Where to start?? He didn't have a great childhood. Father passed away when he was younger. When we got together he had depression and anxiety. It was pretty bad. Their holidays is her sitting in the living room, him in his bedroom playing video games. He barely respected her and would get pretty angry a lot over the smallest things. High tention. She screams at the top of her lungs at her animals (was four now three little dogs and so many cats: I'm talking at least nine inside and nine outside). Her house is not the size that can handle that.

Though he still has trouble with anxiety and depression from time-to-time it's decreased a visable and heavy amount. From the get-go I forced him to start talking to me and still have to remind him if he doesn't talk to me I can't understand. Then I use the same repeated logic to help bring him around. He's very practical and logic is the only way to get through. His mother is not logical but she tries to step in and always starts stuff which makes it worse. I've learned how to somewhat counter her affects. I've also gotten the tension calmed a considerable amount and they both can go a few weeks now without fighting.

His mother is his only family relatively close and he doesn't care for his family out-of-state (which they are annoyed by). I have a huge family, I have three siblings, I have cousins all over our town. I introduced him to family meals, family holidays actually TOGETHER but it's difficult for him to adjust though it's slowly getting better. I tried inviting his mother with us to my parents house for Christmas a couple years ago and we tried to make her welcome and gave her gifts.

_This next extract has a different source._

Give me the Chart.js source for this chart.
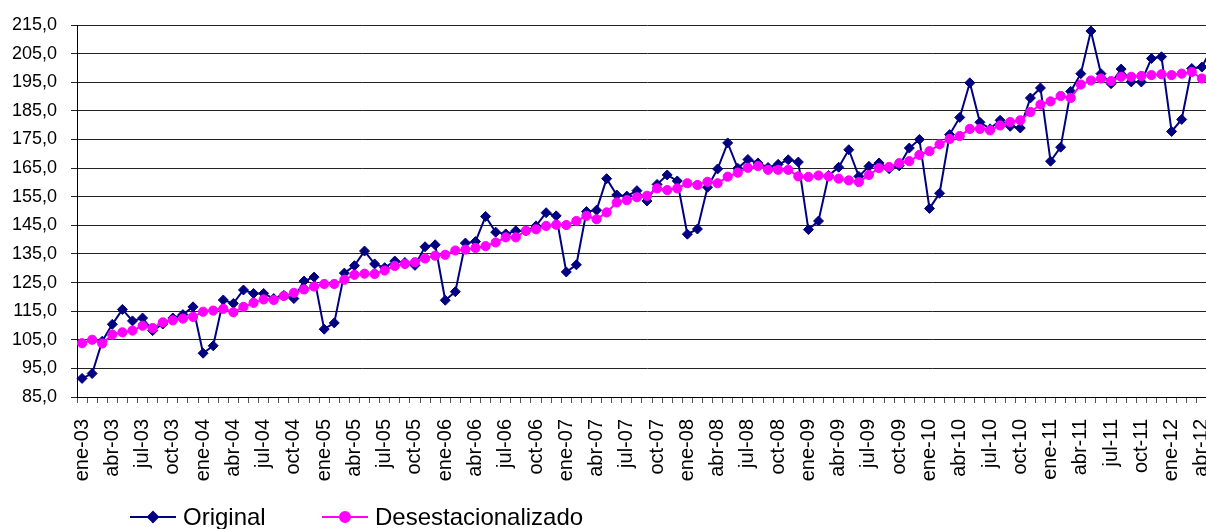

She has declined every invitation since then. He and I still make time on holidays to stay at her house and it's awkward: in a way he tries to talk to her now instead of staying in his room but it wasn't working. He's reverted back to staying in his room. When he tells her he is also going with me to my grandparents house on the holidays she gets passive aggressive.

She does my laundry. If I do my laundry with my own detergant and everything she grills me about how much soap and dryer sheets I've used. She wants to do it bc it keeps her busy. I don't like her folding my underwear and washing my items but I've given up fighting it. I can't even do dishes without her commenting that I didn't have to. She never once thanked me. She doesn't want me cleaning up after the animals bc they are her responsibility but if she comes home to a mess we have to listen to her screaming at them for an hr. I tried buying groceries a few times but everytime I do she goes out the next day and buys double the amount: even if she doesn't have money for it.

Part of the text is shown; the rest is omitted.